**SHORT TASK**
Transcribe the listing verbatim. Do not carry over any pictures.

==== STORED DATA

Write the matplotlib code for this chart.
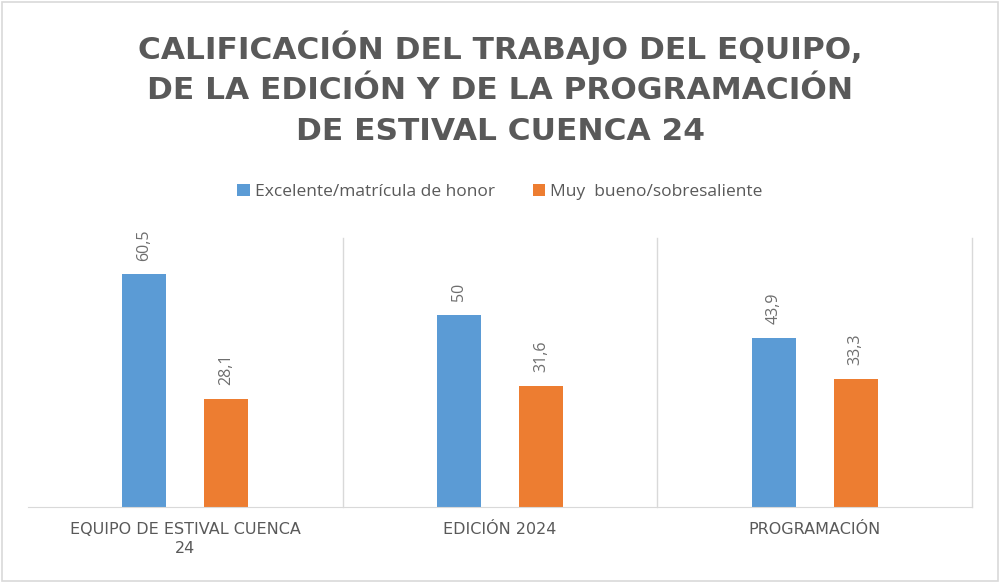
import numpy as np
import matplotlib
matplotlib.use("Agg")
import matplotlib.pyplot as plt
from matplotlib.patches import Rectangle

categories = ["EQUIPO DE ESTIVAL CUENCA\n24", "EDICIÓN 2024", "PROGRAMACIÓN"]
series_names = ["Excelente/matrícula de honor", "Muy  bueno/sobresaliente"]
excelente = [60.5, 50, 43.9]
muy_bueno = [28.1, 31.6, 33.3]
value_labels = [["60,5", "50", "43,9"], ["28,1", "31,6", "33,3"]]

blue = "#5b9bd5"
orange = "#ed7d31"
grey = "#595959"

plt.rcParams['font.family'] = ['Open Sans', 'DejaVu Sans']

fig = plt.figure(figsize=(10, 5.83), dpi=100)
fig.patches.append(Rectangle((0.002, 0.003), 0.996, 0.994, transform=fig.transFigure,
                             fill=False, edgecolor="#d9d9d9", lw=1.2))

ax = fig.add_axes([0.028, 0.1304, 0.944, 0.4614])
x = np.arange(len(categories))
w = 0.14
off = 0.13
b1 = ax.bar(x - off, excelente, w, color=blue, label=series_names[0])
b2 = ax.bar(x + off, muy_bueno, w, color=orange, label=series_names[1])

for bars, labs in zip([b1, b2], value_labels):
    for b, t in zip(bars, labs):
        ax.annotate(t, (b.get_x() + b.get_width() / 2, b.get_height()),
                    xytext=(0, 10), textcoords="offset points", rotation=90,
                    ha="center", va="bottom", fontsize=11.5, color="#6e6e6e")

ax.set_xlim(-0.5, 2.5)
ax.set_ylim(0, 70)
ax.set_yticks([])
ax.set_xticks(x)
ax.set_xticklabels(categories, fontsize=11.5, color=grey, linespacing=1.3,
                   family="DejaVu Sans")
ax.tick_params(axis="x", length=0, pad=11)
for xs in [0.5, 1.5, 2.5]:
    ax.axvline(xs, color="#d9d9d9", lw=1, clip_on=False)
for s in ["top", "right", "left"]:
    ax.spines[s].set_visible(False)
ax.spines["bottom"].set_color("#d9d9d9")

fig.text(0.5, 0.849, "CALIFICACIÓN DEL TRABAJO DEL EQUIPO,\nDE LA EDICIÓN Y DE LA PROGRAMACIÓN\nDE ESTIVAL CUENCA 24",
         ha="center", va="center", fontsize=22.5, fontweight="bold", color=grey,
         linespacing=1.5, family="DejaVu Sans")

fig.legend(handles=[b1, b2], loc="center", bbox_to_anchor=(0.5, 0.671), ncol=2,
           frameon=False, fontsize=12.5, handlelength=0.7, handleheight=0.7,
           handletextpad=0.3, columnspacing=2.2, labelcolor=grey)

plt.savefig("out.png", dpi=100)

========

**ANSWER TO THE PROBLEM**
Write the matplotlib code for this chart.
import numpy as np
import matplotlib
matplotlib.use("Agg")
import matplotlib.pyplot as plt
from matplotlib.patches import Rectangle

categories = ["EQUIPO DE ESTIVAL CUENCA\n24", "EDICIÓN 2024", "PROGRAMACIÓN"]
series_names = ["Excelente/matrícula de honor", "Muy  bueno/sobresaliente"]
excelente = [60.5, 50, 43.9]
muy_bueno = [28.1, 31.6, 33.3]
value_labels = [["60,5", "50", "43,9"], ["28,1", "31,6", "33,3"]]

blue = "#5b9bd5"
orange = "#ed7d31"
grey = "#595959"

plt.rcParams['font.family'] = ['Open Sans', 'DejaVu Sans']

fig = plt.figure(figsize=(10, 5.83), dpi=100)
fig.patches.append(Rectangle((0.002, 0.003), 0.996, 0.994, transform=fig.transFigure,
                             fill=False, edgecolor="#d9d9d9", lw=1.2))

ax = fig.add_axes([0.028, 0.1304, 0.944, 0.4614])
x = np.arange(len(categories))
w = 0.14
off = 0.13
b1 = ax.bar(x - off, excelente, w, color=blue, label=series_names[0])
b2 = ax.bar(x + off, muy_bueno, w, color=orange, label=series_names[1])

for bars, labs in zip([b1, b2], value_labels):
    for b, t in zip(bars, labs):
        ax.annotate(t, (b.get_x() + b.get_width() / 2, b.get_height()),
                    xytext=(0, 10), textcoords="offset points", rotation=90,
                    ha="center", va="bottom", fontsize=11.5, color="#6e6e6e")

ax.set_xlim(-0.5, 2.5)
ax.set_ylim(0, 70)
ax.set_yticks([])
ax.set_xticks(x)
ax.set_xticklabels(categories, fontsize=11.5, color=grey, linespacing=1.3,
                   family="DejaVu Sans")
ax.tick_params(axis="x", length=0, pad=11)
for xs in [0.5, 1.5, 2.5]:
    ax.axvline(xs, color="#d9d9d9", lw=1, clip_on=False)
for s in ["top", "right", "left"]:
    ax.spines[s].set_visible(False)
ax.spines["bottom"].set_color("#d9d9d9")

fig.text(0.5, 0.849, "CALIFICACIÓN DEL TRABAJO DEL EQUIPO,\nDE LA EDICIÓN Y DE LA PROGRAMACIÓN\nDE ESTIVAL CUENCA 24",
         ha="center", va="center", fontsize=22.5, fontweight="bold", color=grey,
         linespacing=1.5, family="DejaVu Sans")

fig.legend(handles=[b1, b2], loc="center", bbox_to_anchor=(0.5, 0.671), ncol=2,
           frameon=False, fontsize=12.5, handlelength=0.7, handleheight=0.7,
           handletextpad=0.3, columnspacing=2.2, labelcolor=grey)

plt.savefig("out.png", dpi=100)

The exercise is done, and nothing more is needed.